What Happens to a Dataset Transformed by a Projection-based Concept Removal Method?
Richard Johansson
TL;DR
This paper analyzes projection-based concept removal methods, showing that transforming representations does not erase the targeted information but instead induces strong row-wise dependencies that violate i.i.d. assumptions. Through theoretical analysis (focused on Mean Projection) and extensive experiments on synthetic and real data (BoW and BERT representations), it demonstrates that the transformed dataset places instances near opposite-label neighbors, and anti-clustering can often recover the original groupings. Cross-validated accuracies for predicting the removed concept fall below chance, and predicted-probability distributions shift away from i.i.d. baselines, highlighting significant structural changes in the data geometry. The findings warn that projection-based scrubbing may mislead practitioners about dataset independence and have implications for privacy, causal inference, and data-distribution practices when releasing processed datasets.
Abstract
We investigate the behavior of methods that use linear projections to remove information about a concept from a language representation, and we consider the question of what happens to a dataset transformed by such a method.
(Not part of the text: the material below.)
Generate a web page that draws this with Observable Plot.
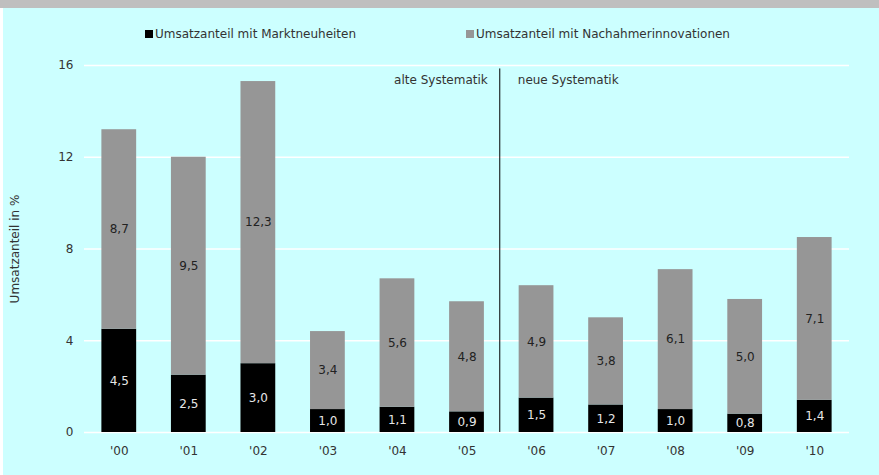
<!DOCTYPE html>
<html><head><meta charset="utf-8">
<script src="https://cdn.jsdelivr.net/npm/d3@7"></script>
<script src="https://cdn.jsdelivr.net/npm/@observablehq/plot@0.6"></script>
<style>
body{margin:0;background:#fff;font-family:"DejaVu Sans",sans-serif;}
#wrap{position:relative;width:879px;height:475px;overflow:hidden;background:#fff;}
#band{position:absolute;left:0;top:0;width:879px;height:8px;background:#bfbfbf;}
#panel{position:absolute;left:3px;top:8px;width:876px;height:467px;background:#ccffff;}
.leg{position:absolute;top:18px;font-size:12px;color:#333;line-height:16px;white-space:nowrap;}
.leg span.sw{display:inline-block;width:8px;height:8px;margin-right:2px;vertical-align:0px;}
#chart{position:absolute;left:0;top:37px;}
</style>
</head><body>
<div id="wrap">
  <div id="band"></div>
  <div id="panel">
    <div class="leg" style="left:142px"><span class="sw" style="background:#000"></span>Umsatzanteil mit Marktneuheiten</div>
    <div class="leg" style="left:463px"><span class="sw" style="background:#969696"></span>Umsatzanteil mit Nachahmerinnovationen</div>
    <div id="chart"></div>
  </div>
</div>
<script>
const years = ["'00","'01","'02","'03","'04","'05","'06","'07","'08","'09","'10"];
const marktneuheiten = [4.5,2.5,3.0,1.0,1.1,0.9,1.5,1.2,1.0,0.8,1.4];
const nachahmer = [8.7,9.5,12.3,3.4,5.6,4.8,4.9,3.8,6.1,5.0,7.1];
const seriesNames = ["Umsatzanteil mit Marktneuheiten","Umsatzanteil mit Nachahmerinnovationen"];
const yTicks = [0,4,8,12,16];
const breakAfter = "'05";
const annotations = ["alte Systematik","neue Systematik"];

const data = [];
years.forEach((y,i)=>{
  data.push({year:y, series:seriesNames[0], value:marktneuheiten[i]});
  data.push({year:y, series:seriesNames[1], value:nachahmer[i]});
});
const loc = d3.formatLocale({decimal:",",thousands:".",grouping:[3],currency:["","€"]});
const fmt = loc.format(".1f");

const width = 876, height = 430;
const mL = 81, mR = 30, mT = 20, mB = 43;
const step = (width - mL - mR) / years.length;

const plot = Plot.plot({
  width, height,
  marginLeft: mL, marginRight: mR, marginTop: mT, marginBottom: mB,
  style: {background:"transparent", fontFamily:"DejaVu Sans, sans-serif", fontSize:"12px", color:"#333"},
  x: {domain: years, paddingInner: 0.5, paddingOuter: 0.25, round: false, label: null},
  y: {domain: [0,16], ticks: yTicks, label: "Umsatzanteil in %"},
  color: {domain: seriesNames, range: ["#000000","#969696"]},
  marks: [
    Plot.gridY(yTicks, {stroke:"#fff", strokeOpacity:1, strokeWidth:1.5}),
    Plot.axisY({ticks: yTicks, tickSize:0, tickPadding:11, label:"Umsatzanteil in %", labelAnchor:"center", labelArrow:"none", labelOffset:74, fill:"#333"}),
    Plot.axisX({tickSize:0, tickPadding:14, label:null, fill:"#333"}),
    Plot.barY(data, Plot.stackY({x:"year", y:"value", fill:"series", order: seriesNames})),
    Plot.textY(data, Plot.stackY({x:"year", y:"value", order: seriesNames, text: d=>fmt(d.value),
      fill: d => d.series===seriesNames[0] ? "#e6e6e6" : "#222"})),
    Plot.ruleX([breakAfter], {x: d=>d, dx: step/2 - 2, y1: 0, y2: 15.85, stroke:"#000", strokeWidth:1}),
    Plot.text([annotations[0]], {x: ()=>breakAfter, y: ()=>15.35, dx: step/2 - 14, textAnchor:"end", fill:"#333"}),
    Plot.text([annotations[1]], {x: ()=>breakAfter, y: ()=>15.35, dx: step/2 + 16, textAnchor:"start", fill:"#333"})
  ]
});
document.getElementById("chart").appendChild(plot);
</script>
</body></html>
A theoretical analysis and experiments on real-world and synthetic data show that these methods inject strong statistical dependencies into the transformed datasets. After applying such a method, the representation space is highly structured: in the transformed space, an instance tends to be located near instances of the opposite label. As a consequence, the original labeling can in some cases be reconstructed by applying an anti-clustering method.